## Your objective
Repeat the data word for word. Do not include the pictures.

=== Information provided ===

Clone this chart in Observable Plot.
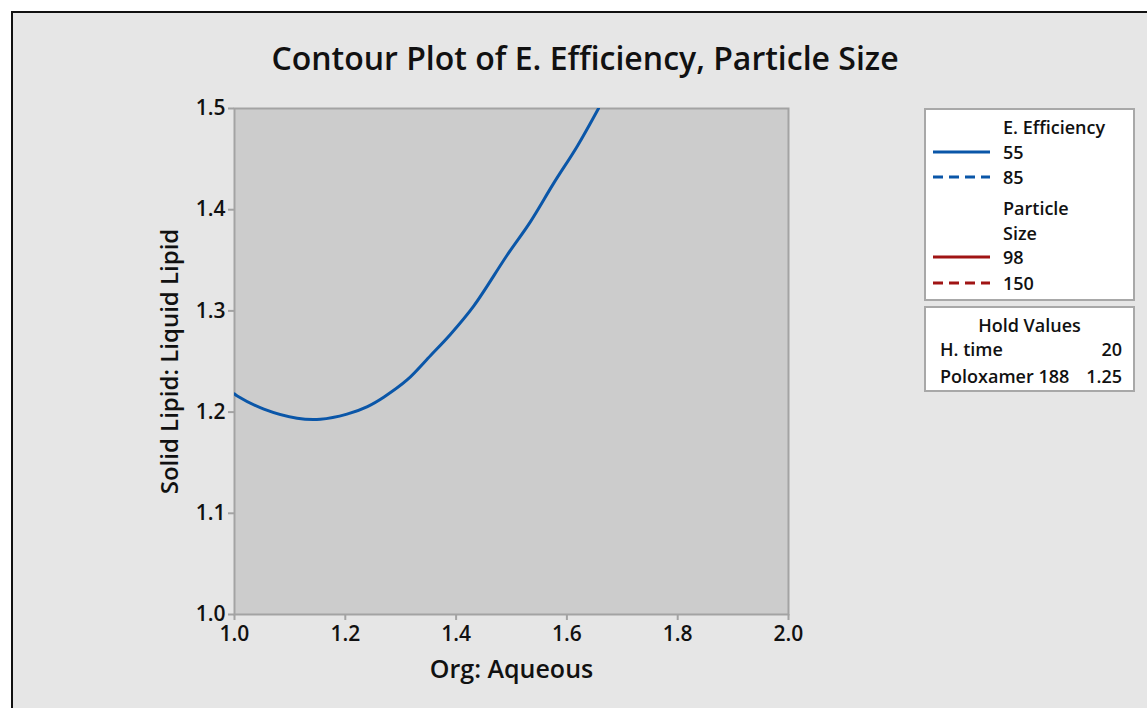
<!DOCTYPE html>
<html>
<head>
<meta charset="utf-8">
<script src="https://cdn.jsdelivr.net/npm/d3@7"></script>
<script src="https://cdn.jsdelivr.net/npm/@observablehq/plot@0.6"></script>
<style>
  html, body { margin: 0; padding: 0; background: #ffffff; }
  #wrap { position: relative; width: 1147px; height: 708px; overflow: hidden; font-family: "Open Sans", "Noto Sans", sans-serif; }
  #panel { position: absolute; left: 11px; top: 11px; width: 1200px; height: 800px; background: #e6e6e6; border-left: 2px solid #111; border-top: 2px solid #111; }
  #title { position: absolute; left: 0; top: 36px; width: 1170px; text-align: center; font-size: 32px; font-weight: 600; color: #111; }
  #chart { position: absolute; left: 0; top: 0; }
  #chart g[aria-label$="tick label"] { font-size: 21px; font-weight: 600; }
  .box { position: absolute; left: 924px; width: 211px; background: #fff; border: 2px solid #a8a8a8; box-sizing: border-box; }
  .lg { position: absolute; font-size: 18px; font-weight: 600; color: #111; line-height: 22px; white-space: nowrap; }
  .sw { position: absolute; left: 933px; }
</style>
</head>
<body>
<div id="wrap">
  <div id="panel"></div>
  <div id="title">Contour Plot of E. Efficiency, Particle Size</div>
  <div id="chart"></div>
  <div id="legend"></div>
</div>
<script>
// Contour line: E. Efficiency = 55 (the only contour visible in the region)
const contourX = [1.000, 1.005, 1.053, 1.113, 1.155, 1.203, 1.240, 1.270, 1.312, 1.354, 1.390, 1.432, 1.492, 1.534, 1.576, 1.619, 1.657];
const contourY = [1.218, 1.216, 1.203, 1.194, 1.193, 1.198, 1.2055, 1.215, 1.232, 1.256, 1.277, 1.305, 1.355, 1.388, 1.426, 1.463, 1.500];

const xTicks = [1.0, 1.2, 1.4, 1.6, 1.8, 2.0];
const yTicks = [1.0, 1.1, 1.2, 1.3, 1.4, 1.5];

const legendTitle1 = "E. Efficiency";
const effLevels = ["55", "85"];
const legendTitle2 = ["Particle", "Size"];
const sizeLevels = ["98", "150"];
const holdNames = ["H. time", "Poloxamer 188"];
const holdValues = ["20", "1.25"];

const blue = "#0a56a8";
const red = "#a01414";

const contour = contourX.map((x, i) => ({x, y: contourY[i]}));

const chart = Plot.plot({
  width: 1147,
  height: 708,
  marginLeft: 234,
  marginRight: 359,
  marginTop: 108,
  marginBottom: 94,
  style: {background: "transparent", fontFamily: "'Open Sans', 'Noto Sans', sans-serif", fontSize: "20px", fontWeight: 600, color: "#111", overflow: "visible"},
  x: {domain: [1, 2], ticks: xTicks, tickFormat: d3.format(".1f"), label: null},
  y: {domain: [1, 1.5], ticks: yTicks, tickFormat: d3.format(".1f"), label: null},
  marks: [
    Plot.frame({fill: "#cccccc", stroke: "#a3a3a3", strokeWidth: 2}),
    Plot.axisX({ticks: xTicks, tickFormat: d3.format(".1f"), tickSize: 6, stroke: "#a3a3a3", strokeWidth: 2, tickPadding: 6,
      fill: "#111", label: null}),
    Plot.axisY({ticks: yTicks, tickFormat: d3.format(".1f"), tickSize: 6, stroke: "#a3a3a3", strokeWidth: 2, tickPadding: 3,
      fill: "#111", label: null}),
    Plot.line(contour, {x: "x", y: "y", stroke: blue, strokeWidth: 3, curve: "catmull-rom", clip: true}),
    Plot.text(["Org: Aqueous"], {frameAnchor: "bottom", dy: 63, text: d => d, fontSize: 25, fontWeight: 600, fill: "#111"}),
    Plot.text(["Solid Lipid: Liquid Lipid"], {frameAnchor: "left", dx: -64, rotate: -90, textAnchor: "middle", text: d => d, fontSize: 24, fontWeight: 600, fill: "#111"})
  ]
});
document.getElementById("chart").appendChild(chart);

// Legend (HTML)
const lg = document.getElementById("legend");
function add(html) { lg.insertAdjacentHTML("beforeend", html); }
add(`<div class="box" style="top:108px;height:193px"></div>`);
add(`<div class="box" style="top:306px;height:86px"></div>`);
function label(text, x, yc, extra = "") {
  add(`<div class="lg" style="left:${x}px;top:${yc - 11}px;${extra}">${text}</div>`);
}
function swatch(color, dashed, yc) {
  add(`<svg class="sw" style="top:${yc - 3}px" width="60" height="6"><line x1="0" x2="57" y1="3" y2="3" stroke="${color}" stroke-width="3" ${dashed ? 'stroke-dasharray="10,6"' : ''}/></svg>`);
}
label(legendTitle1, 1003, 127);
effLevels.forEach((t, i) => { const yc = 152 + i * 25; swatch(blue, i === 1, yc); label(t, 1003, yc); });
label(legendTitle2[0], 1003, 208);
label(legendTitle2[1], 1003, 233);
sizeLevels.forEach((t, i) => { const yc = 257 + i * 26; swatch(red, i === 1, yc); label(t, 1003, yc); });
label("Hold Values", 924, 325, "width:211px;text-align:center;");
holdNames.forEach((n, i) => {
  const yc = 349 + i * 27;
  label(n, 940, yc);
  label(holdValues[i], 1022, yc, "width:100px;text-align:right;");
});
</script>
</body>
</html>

===

## Response to the task
Clone this chart in Observable Plot.
<!DOCTYPE html>
<html>
<head>
<meta charset="utf-8">
<script src="https://cdn.jsdelivr.net/npm/d3@7"></script>
<script src="https://cdn.jsdelivr.net/npm/@observablehq/plot@0.6"></script>
<style>
  html, body { margin: 0; padding: 0; background: #ffffff; }
  #wrap { position: relative; width: 1147px; height: 708px; overflow: hidden; font-family: "Open Sans", "Noto Sans", sans-serif; }
  #panel { position: absolute; left: 11px; top: 11px; width: 1200px; height: 800px; background: #e6e6e6; border-left: 2px solid #111; border-top: 2px solid #111; }
  #title { position: absolute; left: 0; top: 36px; width: 1170px; text-align: center; font-size: 32px; font-weight: 600; color: #111; }
  #chart { position: absolute; left: 0; top: 0; }
  #chart g[aria-label$="tick label"] { font-size: 21px; font-weight: 600; }
  .box { position: absolute; left: 924px; width: 211px; background: #fff; border: 2px solid #a8a8a8; box-sizing: border-box; }
  .lg { position: absolute; font-size: 18px; font-weight: 600; color: #111; line-height: 22px; white-space: nowrap; }
  .sw { position: absolute; left: 933px; }
</style>
</head>
<body>
<div id="wrap">
  <div id="panel"></div>
  <div id="title">Contour Plot of E. Efficiency, Particle Size</div>
  <div id="chart"></div>
  <div id="legend"></div>
</div>
<script>
// Contour line: E. Efficiency = 55 (the only contour visible in the region)
const contourX = [1.000, 1.005, 1.053, 1.113, 1.155, 1.203, 1.240, 1.270, 1.312, 1.354, 1.390, 1.432, 1.492, 1.534, 1.576, 1.619, 1.657];
const contourY = [1.218, 1.216, 1.203, 1.194, 1.193, 1.198, 1.2055, 1.215, 1.232, 1.256, 1.277, 1.305, 1.355, 1.388, 1.426, 1.463, 1.500];

const xTicks = [1.0, 1.2, 1.4, 1.6, 1.8, 2.0];
const yTicks = [1.0, 1.1, 1.2, 1.3, 1.4, 1.5];

const legendTitle1 = "E. Efficiency";
const effLevels = ["55", "85"];
const legendTitle2 = ["Particle", "Size"];
const sizeLevels = ["98", "150"];
const holdNames = ["H. time", "Poloxamer 188"];
const holdValues = ["20", "1.25"];

const blue = "#0a56a8";
const red = "#a01414";

const contour = contourX.map((x, i) => ({x, y: contourY[i]}));

const chart = Plot.plot({
  width: 1147,
  height: 708,
  marginLeft: 234,
  marginRight: 359,
  marginTop: 108,
  marginBottom: 94,
  style: {background: "transparent", fontFamily: "'Open Sans', 'Noto Sans', sans-serif", fontSize: "20px", fontWeight: 600, color: "#111", overflow: "visible"},
  x: {domain: [1, 2], ticks: xTicks, tickFormat: d3.format(".1f"), label: null},
  y: {domain: [1, 1.5], ticks: yTicks, tickFormat: d3.format(".1f"), label: null},
  marks: [
    Plot.frame({fill: "#cccccc", stroke: "#a3a3a3", strokeWidth: 2}),
    Plot.axisX({ticks: xTicks, tickFormat: d3.format(".1f"), tickSize: 6, stroke: "#a3a3a3", strokeWidth: 2, tickPadding: 6,
      fill: "#111", label: null}),
    Plot.axisY({ticks: yTicks, tickFormat: d3.format(".1f"), tickSize: 6, stroke: "#a3a3a3", strokeWidth: 2, tickPadding: 3,
      fill: "#111", label: null}),
    Plot.line(contour, {x: "x", y: "y", stroke: blue, strokeWidth: 3, curve: "catmull-rom", clip: true}),
    Plot.text(["Org: Aqueous"], {frameAnchor: "bottom", dy: 63, text: d => d, fontSize: 25, fontWeight: 600, fill: "#111"}),
    Plot.text(["Solid Lipid: Liquid Lipid"], {frameAnchor: "left", dx: -64, rotate: -90, textAnchor: "middle", text: d => d, fontSize: 24, fontWeight: 600, fill: "#111"})
  ]
});
document.getElementById("chart").appendChild(chart);

// Legend (HTML)
const lg = document.getElementById("legend");
function add(html) { lg.insertAdjacentHTML("beforeend", html); }
add(`<div class="box" style="top:108px;height:193px"></div>`);
add(`<div class="box" style="top:306px;height:86px"></div>`);
function label(text, x, yc, extra = "") {
  add(`<div class="lg" style="left:${x}px;top:${yc - 11}px;${extra}">${text}</div>`);
}
function swatch(color, dashed, yc) {
  add(`<svg class="sw" style="top:${yc - 3}px" width="60" height="6"><line x1="0" x2="57" y1="3" y2="3" stroke="${color}" stroke-width="3" ${dashed ? 'stroke-dasharray="10,6"' : ''}/></svg>`);
}
label(legendTitle1, 1003, 127);
effLevels.forEach((t, i) => { const yc = 152 + i * 25; swatch(blue, i === 1, yc); label(t, 1003, yc); });
label(legendTitle2[0], 1003, 208);
label(legendTitle2[1], 1003, 233);
sizeLevels.forEach((t, i) => { const yc = 257 + i * 26; swatch(red, i === 1, yc); label(t, 1003, yc); });
label("Hold Values", 924, 325, "width:211px;text-align:center;");
holdNames.forEach((n, i) => {
  const yc = 349 + i * 27;
  label(n, 940, yc);
  label(holdValues[i], 1022, yc, "width:100px;text-align:right;");
});
</script>
</body>
</html>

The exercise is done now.